Bernthal IS Frank Castle to me, and I'm super excited about this. Also, there are apparently some easter eggs in here I would never have caught, one in particular that pertains to the possible eventual relaunch of the X-Men. I know, that's getting into the weeds of stuff I'll probably only avoid and/or be disappointed by. Still, as a now forty-year comic reader, this shit is hard-wired into my blood. 




Read:

Huge haul this past Friday while I was hanging out at Amazing Fantasy Books & Comics. I'm not going to post everything, but here are some highlights:


Here's something I don't think I knew existed, but I had to have the moment I saw it. Props on Amazing Fantasy for always carrying not only the best selection of comics, but an awesome selection of non-comic stuff. 

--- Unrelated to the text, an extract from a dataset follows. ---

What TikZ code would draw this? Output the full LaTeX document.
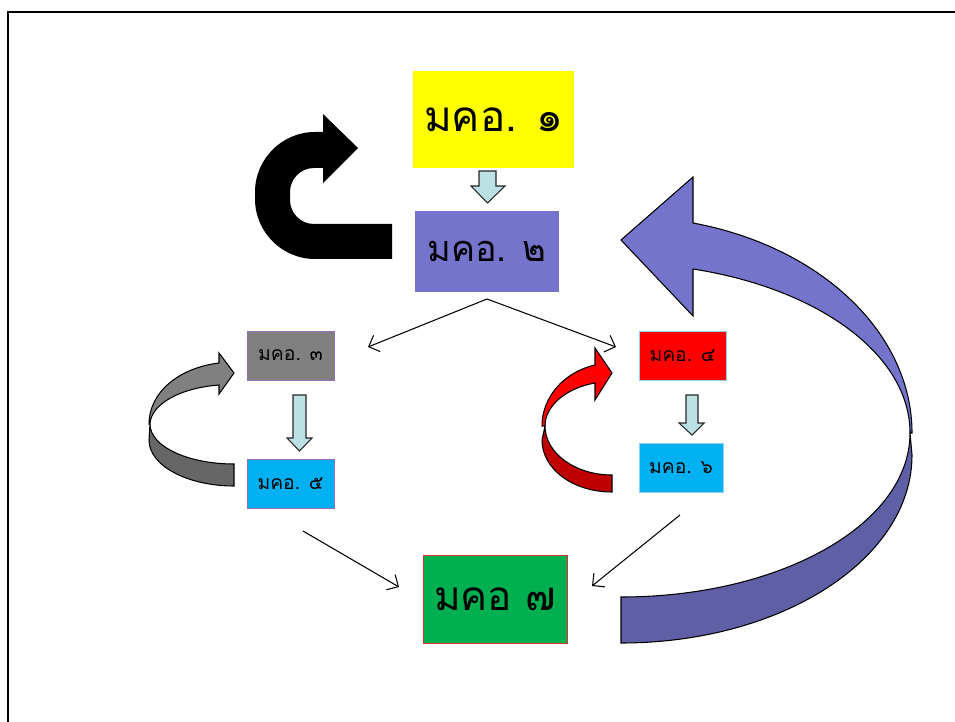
\documentclass[tikz,border=0pt]{standalone}
\usepackage{fontspec}
\newfontfamily\thaifont[Script=Thai]{Loma}
\usetikzlibrary{arrows.meta}

\definecolor{mkoyellow}{HTML}{FFFF00}
\definecolor{mkoviolet}{HTML}{7474CC}
\definecolor{mkogray}{HTML}{808080}
\definecolor{mkocyan}{HTML}{00B0F0}
\definecolor{mkored}{HTML}{FF0000}
\definecolor{mkogreen}{HTML}{00B050}
\definecolor{edgepurple}{HTML}{9470C0}
\definecolor{edgesky}{HTML}{8DD3F5}
\definecolor{edgered}{HTML}{E03030}
\definecolor{stepfill}{HTML}{BCE1E4}
\definecolor{loopgray}{HTML}{666666}
\definecolor{loopred}{HTML}{C00000}
\definecolor{loopviolet}{HTML}{5F5FA6}

\begin{document}
\begin{tikzpicture}[x=0.02cm, y=-0.02cm,
  mko/.style={rectangle, inner sep=0pt, font=\thaifont},
  bigbox/.style={mko, minimum width=#1, minimum height=1.62cm},
  smallbox/.style={mko, minimum width=1.74cm, minimum height=0.98cm},
  link/.style={-{Straight Barb[length=5pt,width=10pt]}, line width=0.6pt},
  stepdown/.style={draw=black!85, fill=stepfill, line width=0.6pt},
  loopfront/.style={draw=black, fill=#1, line width=0.6pt},
  loopback/.style={draw=black, fill=#1, line width=0.6pt}]
\useasboundingbox (0,0) rectangle (955,722);

% frame
\draw[line width=1.2pt] (8,722) -- (8,12) -- (955,12);

% the seven boxes
\node[bigbox=3.22cm, minimum height=1.94cm, fill=mkoyellow] (m1) at (493.5,119.5) {\fontsize{24}{28}\selectfont มคอ. ๑};
\node[bigbox=2.88cm, fill=mkoviolet] (m2) at (487,251.5) {\fontsize{20.5}{24}\selectfont มคอ. ๒};
\node[smallbox, fill=mkogray, draw=edgepurple] (m3) at (290.5,355.5) {\fontsize{11}{13}\selectfont มคอ. ๓};
\node[smallbox, fill=mkored, draw=edgesky] (m4) at (682.5,355.5) {\fontsize{11}{13}\selectfont มคอ. ๔};
\node[smallbox, fill=mkocyan, draw=edgepurple] (m5) at (290.5,483.5) {\fontsize{11}{13}\selectfont มคอ. ๕};
\node[smallbox, minimum width=1.68cm, fill=mkocyan, draw=edgesky] (m6) at (681,467.5) {\fontsize{11}{13}\selectfont มคอ. ๖};
\node[bigbox=2.88cm, minimum height=1.76cm, fill=mkogreen, draw=edgered] (m7) at (495,599) {\fontsize{23}{27}\selectfont มคอ ๗};

% block arrows down
\draw[stepdown] (479,171) -- (496,171) -- (496,186) -- (505,186) -- (487.5,203) -- (471,186) -- (479,186) -- cycle;
\draw[stepdown] (293,395) -- (306,395) -- (306,438) -- (312,438) -- (299.5,451) -- (287,438) -- (293,438) -- cycle;
\draw[stepdown] (686,395) -- (698,395) -- (698,423) -- (704,423) -- (692,435) -- (679,423) -- (686,423) -- cycle;

% thin connectors
\coordinate (split) at (487,299);
\coordinate (to3) at (368,347);
\coordinate (to4) at (616,347);
\coordinate (from5) at (303,531);
\coordinate (from6) at (680,515);
\coordinate (to7l) at (399,587);
\coordinate (to7r) at (592,586);
\draw[link] (split) -- (to3);
\draw[link] (split) -- (to4);
\draw[link] (from5) -- (to7l);
\draw[link] (from6) -- (to7r);

% black u-turn
\fill[black] (392,259) -- (315,259) .. controls (282,259) and (255,232) .. (255,199) -- (255,192)
  .. controls (255,159) and (282,132) .. (315,132) -- (323,132) -- (323,114) -- (358,148)
  -- (323,183) -- (323,168) -- (314,168) .. controls (300.7,168) and (290,178.7) .. (290,192)
  -- (290,200) .. controls (290,213.3) and (300.7,224) .. (314,224) -- (392,224) -- cycle;

% gray loop 5 -> 3
\draw[loopback=loopgray] (150,424) .. controls (150,447) and (189,464) .. (234,464) -- (234,486)
  .. controls (188,486) and (149,466) .. (149,440) -- cycle;
\draw[loopfront=mkogray] (149,424) .. controls (149,393) and (178,368) .. (219,363) -- (219,353)
  -- (234,373) -- (219,394) -- (219,385) .. controls (180,388) and (151,404) .. (150,424) -- cycle;

% red loop 6 -> 4
\draw[loopback=loopred] (545,426) .. controls (545,453) and (575,475) .. (612,475) -- (612,492)
  .. controls (573,492) and (542,469) .. (542,440) -- cycle;
\draw[loopfront=mkored] (542,426) .. controls (542,397) and (564,372) .. (595,365) -- (595,348)
  -- (612,373) -- (595,400) -- (595,383) .. controls (566,388) and (545,406) .. (545,426) -- cycle;

% big violet loop 7 -> 2
\draw[loopback=loopviolet] (910,433) .. controls (910,524) and (781,597) .. (621,597) -- (621,643)
  .. controls (782,643) and (912,559) .. (912,455) -- cycle;
\draw[loopfront=mkoviolet] (912,433) .. controls (912,334) and (822,247) .. (693,223) -- (693,177)
  -- (621,240) -- (693,316) -- (693,269) .. controls (821,289) and (910,356) .. (910,433) -- cycle;
\end{tikzpicture}
\end{document}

Oni Press ruled 2025, but I don't think I've read anything from them so far this year. That changes now that I have the first issue of Time Daniel, David Andry and Maan House's Estuary: A Ghost Story. I know nothing about this, but it's another three-issue Oni Press Horror mini-series, so that's all I really need to know. Also, with a quick glance, House's art - which I am unfamiliar with - is as moody and atmospheric as the cover art promises, so this was an easy 'yes.'


I have wanted this for quite some time now, and I was happy to grab it at my favorite shop! Stokoe's art is beyond almost anything else, and when applied to Godzilla, well, it's unlike anything I've ever seen before.


Now here's the only one I had time to read while I was still in Chicago: Matt Kindt and David Lapham's Hero Trade: Project Chimera. I've been keeping an eye on Bad Idea's second-wave releases (I think that's what it's called; basically everything after Planet Death rolled out last year). Despite that, I don't remember hearing about this one. The cover caught my eye, and seeing Lapham's name made me open it and upon doing so, the B&W presentation made me think I was looking at Stray Bullets for a second. 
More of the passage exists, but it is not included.